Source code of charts
- - -

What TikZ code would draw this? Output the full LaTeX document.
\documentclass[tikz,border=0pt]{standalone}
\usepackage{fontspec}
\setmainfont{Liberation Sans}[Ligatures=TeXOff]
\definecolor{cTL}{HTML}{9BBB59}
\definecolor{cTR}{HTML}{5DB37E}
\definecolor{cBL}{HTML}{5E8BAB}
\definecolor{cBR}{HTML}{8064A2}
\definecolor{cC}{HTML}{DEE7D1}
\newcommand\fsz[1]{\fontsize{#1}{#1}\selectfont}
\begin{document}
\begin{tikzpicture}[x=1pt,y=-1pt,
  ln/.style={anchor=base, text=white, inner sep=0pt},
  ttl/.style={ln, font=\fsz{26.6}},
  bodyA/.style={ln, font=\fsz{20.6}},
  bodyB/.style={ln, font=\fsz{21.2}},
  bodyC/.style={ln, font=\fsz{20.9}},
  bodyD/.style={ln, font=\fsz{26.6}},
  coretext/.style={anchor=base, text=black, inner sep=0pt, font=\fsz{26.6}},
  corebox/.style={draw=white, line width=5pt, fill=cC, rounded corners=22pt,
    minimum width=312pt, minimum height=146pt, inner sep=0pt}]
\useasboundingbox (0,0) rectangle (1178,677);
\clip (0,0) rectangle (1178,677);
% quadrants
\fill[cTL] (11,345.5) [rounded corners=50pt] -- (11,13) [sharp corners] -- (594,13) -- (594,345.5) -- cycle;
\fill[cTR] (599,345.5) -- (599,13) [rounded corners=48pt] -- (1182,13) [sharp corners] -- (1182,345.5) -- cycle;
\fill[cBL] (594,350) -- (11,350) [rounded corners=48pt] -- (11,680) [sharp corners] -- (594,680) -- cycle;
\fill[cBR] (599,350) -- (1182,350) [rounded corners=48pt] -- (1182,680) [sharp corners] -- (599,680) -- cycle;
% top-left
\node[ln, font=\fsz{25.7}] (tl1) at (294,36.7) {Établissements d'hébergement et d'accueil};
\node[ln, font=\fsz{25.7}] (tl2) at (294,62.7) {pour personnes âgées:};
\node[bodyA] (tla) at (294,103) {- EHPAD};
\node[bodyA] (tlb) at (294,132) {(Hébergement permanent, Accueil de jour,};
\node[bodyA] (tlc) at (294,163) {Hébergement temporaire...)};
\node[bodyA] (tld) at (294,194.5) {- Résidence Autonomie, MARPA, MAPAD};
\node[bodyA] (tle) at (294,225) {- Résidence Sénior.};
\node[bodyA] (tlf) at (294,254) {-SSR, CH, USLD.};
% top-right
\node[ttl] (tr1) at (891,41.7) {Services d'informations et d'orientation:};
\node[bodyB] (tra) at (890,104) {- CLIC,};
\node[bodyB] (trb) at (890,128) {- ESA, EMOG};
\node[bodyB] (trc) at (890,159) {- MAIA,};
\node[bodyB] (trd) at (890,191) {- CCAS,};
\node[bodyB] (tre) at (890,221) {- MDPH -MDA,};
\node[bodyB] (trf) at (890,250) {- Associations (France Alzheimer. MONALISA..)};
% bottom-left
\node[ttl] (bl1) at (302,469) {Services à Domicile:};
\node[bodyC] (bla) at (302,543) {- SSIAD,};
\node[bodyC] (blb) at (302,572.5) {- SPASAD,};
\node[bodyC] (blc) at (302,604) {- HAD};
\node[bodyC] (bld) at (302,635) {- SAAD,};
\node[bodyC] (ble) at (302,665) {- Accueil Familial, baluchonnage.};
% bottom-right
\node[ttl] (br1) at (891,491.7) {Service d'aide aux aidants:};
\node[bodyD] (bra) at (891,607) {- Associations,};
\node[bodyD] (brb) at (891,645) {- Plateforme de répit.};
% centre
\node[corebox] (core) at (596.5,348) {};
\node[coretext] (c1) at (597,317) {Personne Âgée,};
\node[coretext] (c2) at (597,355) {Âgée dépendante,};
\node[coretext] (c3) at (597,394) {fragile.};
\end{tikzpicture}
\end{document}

- - -

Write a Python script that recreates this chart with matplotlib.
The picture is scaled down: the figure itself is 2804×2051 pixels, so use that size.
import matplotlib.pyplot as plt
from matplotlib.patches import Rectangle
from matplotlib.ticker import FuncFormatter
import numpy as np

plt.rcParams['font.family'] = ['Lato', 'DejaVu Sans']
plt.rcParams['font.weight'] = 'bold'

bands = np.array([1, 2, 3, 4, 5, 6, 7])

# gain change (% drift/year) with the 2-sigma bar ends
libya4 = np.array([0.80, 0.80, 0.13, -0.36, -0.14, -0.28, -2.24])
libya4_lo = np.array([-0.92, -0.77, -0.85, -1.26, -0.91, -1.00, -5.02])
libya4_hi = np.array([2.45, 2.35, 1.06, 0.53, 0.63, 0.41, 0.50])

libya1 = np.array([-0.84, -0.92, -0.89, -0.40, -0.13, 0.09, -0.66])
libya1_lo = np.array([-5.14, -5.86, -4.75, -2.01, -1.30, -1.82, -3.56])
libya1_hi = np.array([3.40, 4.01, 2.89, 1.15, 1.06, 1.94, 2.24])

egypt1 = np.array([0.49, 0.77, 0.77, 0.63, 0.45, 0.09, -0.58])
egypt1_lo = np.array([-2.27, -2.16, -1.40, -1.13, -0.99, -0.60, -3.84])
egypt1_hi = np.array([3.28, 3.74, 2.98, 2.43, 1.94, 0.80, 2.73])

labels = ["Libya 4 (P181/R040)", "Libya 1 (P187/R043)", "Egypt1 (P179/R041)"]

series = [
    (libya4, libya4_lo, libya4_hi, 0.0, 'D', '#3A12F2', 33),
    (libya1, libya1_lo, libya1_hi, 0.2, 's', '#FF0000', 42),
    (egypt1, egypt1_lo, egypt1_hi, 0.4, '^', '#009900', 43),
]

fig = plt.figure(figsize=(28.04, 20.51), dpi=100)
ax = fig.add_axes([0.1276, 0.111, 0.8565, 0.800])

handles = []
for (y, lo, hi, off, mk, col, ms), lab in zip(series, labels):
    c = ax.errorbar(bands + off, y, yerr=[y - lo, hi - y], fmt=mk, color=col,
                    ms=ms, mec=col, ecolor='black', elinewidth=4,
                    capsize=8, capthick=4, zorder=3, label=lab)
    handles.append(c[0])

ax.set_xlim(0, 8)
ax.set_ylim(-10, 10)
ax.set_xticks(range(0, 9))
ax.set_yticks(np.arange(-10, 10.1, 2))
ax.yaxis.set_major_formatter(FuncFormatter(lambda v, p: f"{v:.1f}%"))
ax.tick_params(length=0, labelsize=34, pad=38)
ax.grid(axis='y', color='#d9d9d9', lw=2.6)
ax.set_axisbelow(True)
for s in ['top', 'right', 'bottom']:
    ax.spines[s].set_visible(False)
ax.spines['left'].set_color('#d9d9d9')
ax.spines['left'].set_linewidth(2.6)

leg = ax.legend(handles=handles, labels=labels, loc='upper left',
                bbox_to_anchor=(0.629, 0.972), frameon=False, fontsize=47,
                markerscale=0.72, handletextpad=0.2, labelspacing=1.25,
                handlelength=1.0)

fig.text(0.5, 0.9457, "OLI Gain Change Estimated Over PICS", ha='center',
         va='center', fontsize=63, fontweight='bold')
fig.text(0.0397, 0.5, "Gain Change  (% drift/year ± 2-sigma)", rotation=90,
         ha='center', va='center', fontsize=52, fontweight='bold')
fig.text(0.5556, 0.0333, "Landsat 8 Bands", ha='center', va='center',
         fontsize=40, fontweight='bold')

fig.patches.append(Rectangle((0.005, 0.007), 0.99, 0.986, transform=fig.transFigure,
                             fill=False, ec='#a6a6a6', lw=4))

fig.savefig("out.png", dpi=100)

- - -

Give again only the lines from the one bearing "The picture is" through the one bearing "ax = fig.add_axes([0.1276, 0.111, 0.8565, 0.800])", exactly as they stand.

Right answer:
The picture is scaled down: the figure itself is 2804×2051 pixels, so use that size.
import matplotlib.pyplot as plt
from matplotlib.patches import Rectangle
from matplotlib.ticker import FuncFormatter
import numpy as np

plt.rcParams['font.family'] = ['Lato', 'DejaVu Sans']
plt.rcParams['font.weight'] = 'bold'

bands = np.array([1, 2, 3, 4, 5, 6, 7])

# gain change (% drift/year) with the 2-sigma bar ends
libya4 = np.array([0.80, 0.80, 0.13, -0.36, -0.14, -0.28, -2.24])
libya4_lo = np.array([-0.92, -0.77, -0.85, -1.26, -0.91, -1.00, -5.02])
libya4_hi = np.array([2.45, 2.35, 1.06, 0.53, 0.63, 0.41, 0.50])

libya1 = np.array([-0.84, -0.92, -0.89, -0.40, -0.13, 0.09, -0.66])
libya1_lo = np.array([-5.14, -5.86, -4.75, -2.01, -1.30, -1.82, -3.56])
libya1_hi = np.array([3.40, 4.01, 2.89, 1.15, 1.06, 1.94, 2.24])

egypt1 = np.array([0.49, 0.77, 0.77, 0.63, 0.45, 0.09, -0.58])
egypt1_lo = np.array([-2.27, -2.16, -1.40, -1.13, -0.99, -0.60, -3.84])
egypt1_hi = np.array([3.28, 3.74, 2.98, 2.43, 1.94, 0.80, 2.73])

labels = ["Libya 4 (P181/R040)", "Libya 1 (P187/R043)", "Egypt1 (P179/R041)"]

series = [
    (libya4, libya4_lo, libya4_hi, 0.0, 'D', '#3A12F2', 33),
    (libya1, libya1_lo, libya1_hi, 0.2, 's', '#FF0000', 42),
    (egypt1, egypt1_lo, egypt1_hi, 0.4, '^', '#009900', 43),
]

fig = plt.figure(figsize=(28.04, 20.51), dpi=100)
ax = fig.add_axes([0.1276, 0.111, 0.8565, 0.800])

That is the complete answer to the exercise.